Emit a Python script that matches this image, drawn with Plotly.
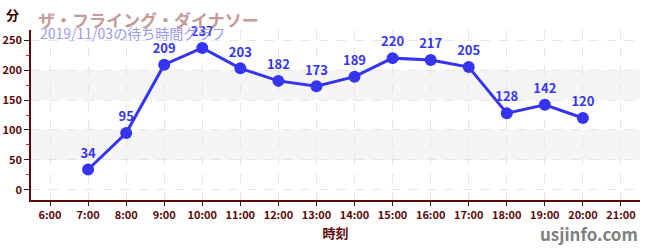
import plotly.graph_objects as go

hours = [7, 8, 9, 10, 11, 12, 13, 14, 15, 16, 17, 18, 19, 20]
waits = [34, 95, 209, 237, 203, 182, 173, 189, 220, 217, 205, 128, 142, 120]
tick_hours = list(range(6, 22))
tick_labels = [f"{h}:00" for h in tick_hours]
bands = [(50, 100), (150, 200)]

title = "ザ・フライング・ダイナソー"
subtitle = "2019/11/03の待ち時間グラフ"

font = "Noto Sans CJK JP, Noto Sans, sans-serif"
axis_col = "#5a0a0a"
blue = "#3535f0"

fig = go.Figure()
fig.add_trace(go.Scatter(
    x=hours, y=waits, mode="lines+markers+text",
    line=dict(color=blue, width=3),
    marker=dict(color=blue, size=12),
    text=[str(v) for v in waits], textposition="top center",
    textfont=dict(color=blue, size=13, family=font, weight="bold"),
    cliponaxis=False, hoverinfo="skip",
))

shapes = [dict(type="rect", xref="paper", yref="y", x0=0, x1=1, y0=a, y1=b,
               fillcolor="#f5f5f5", line=dict(width=0), layer="below") for a, b in bands]

fig.update_layout(
    width=650, height=250, margin=dict(l=31, r=10, t=30, b=50, autoexpand=False),
    paper_bgcolor="white", plot_bgcolor="white", showlegend=False,
    shapes=shapes,
    font=dict(family=font, color=axis_col),
    xaxis=dict(range=[5.5, 21.5], tickvals=tick_hours, ticktext=tick_labels,
               automargin=False,
               showgrid=True, gridcolor="#e6e6e6", griddash="dash", gridwidth=1,
               showline=True, linecolor=axis_col, linewidth=1.5,
               ticks="outside", ticklen=4, tickcolor=axis_col,
               tickfont=dict(size=11, color=axis_col, weight="bold"),
               zeroline=False,
               title=dict(text="時刻", font=dict(size=13, color=axis_col, weight="bold"), standoff=8)),
    yaxis=dict(range=[-17, 267], tickvals=[0, 50, 100, 150, 200, 250],
               automargin=False,
               showgrid=True, gridcolor="#e6e6e6", griddash="dash", gridwidth=1,
               showline=True, linecolor=axis_col, linewidth=1.5,
               ticks="outside", ticklen=5, tickcolor="#222222",
               tickfont=dict(size=11, color=axis_col, weight="bold"),
               minor=dict(dtick=25, tick0=0, ticks="outside", ticklen=3, tickcolor="#e02020", showgrid=False),
               zeroline=False),
    annotations=[
        dict(text="分", xref="paper", yref="paper", x=-0.045, y=1.0, xanchor="left", yanchor="bottom",
             yshift=4, showarrow=False, font=dict(size=13, color="#3a0000", weight="bold")),
        dict(text=title, xref="paper", yref="paper", x=0.008, y=1.0, xanchor="left", yanchor="bottom",
             yshift=-4, showarrow=False, font=dict(size=17, color="#c49a9a", weight="bold")),
        dict(text=subtitle, xref="paper", yref="paper", x=0.012, y=1.0, xanchor="left", yanchor="top",
             yshift=9, showarrow=False, font=dict(size=14, color="#9a9af0")),
        dict(text="usjinfo.com", xref="paper", yref="paper", x=1.0, y=0, xanchor="right", yanchor="middle",
             yshift=-33, showarrow=False, font=dict(size=17, color="#808080", weight="bold")),
    ],
)

fig.write_html("out.html")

****************

- _Given instruction_:
Reproduce exactly the run of lines that opens the listing and closes with the line holding "b in bands]". Pictures are excluded.

- _Answer for this exercise_:
Emit a Python script that matches this image, drawn with Plotly.
import plotly.graph_objects as go

hours = [7, 8, 9, 10, 11, 12, 13, 14, 15, 16, 17, 18, 19, 20]
waits = [34, 95, 209, 237, 203, 182, 173, 189, 220, 217, 205, 128, 142, 120]
tick_hours = list(range(6, 22))
tick_labels = [f"{h}:00" for h in tick_hours]
bands = [(50, 100), (150, 200)]

title = "ザ・フライング・ダイナソー"
subtitle = "2019/11/03の待ち時間グラフ"

font = "Noto Sans CJK JP, Noto Sans, sans-serif"
axis_col = "#5a0a0a"
blue = "#3535f0"

fig = go.Figure()
fig.add_trace(go.Scatter(
    x=hours, y=waits, mode="lines+markers+text",
    line=dict(color=blue, width=3),
    marker=dict(color=blue, size=12),
    text=[str(v) for v in waits], textposition="top center",
    textfont=dict(color=blue, size=13, family=font, weight="bold"),
    cliponaxis=False, hoverinfo="skip",
))

shapes = [dict(type="rect", xref="paper", yref="y", x0=0, x1=1, y0=a, y1=b,
               fillcolor="#f5f5f5", line=dict(width=0), layer="below") for a, b in bands]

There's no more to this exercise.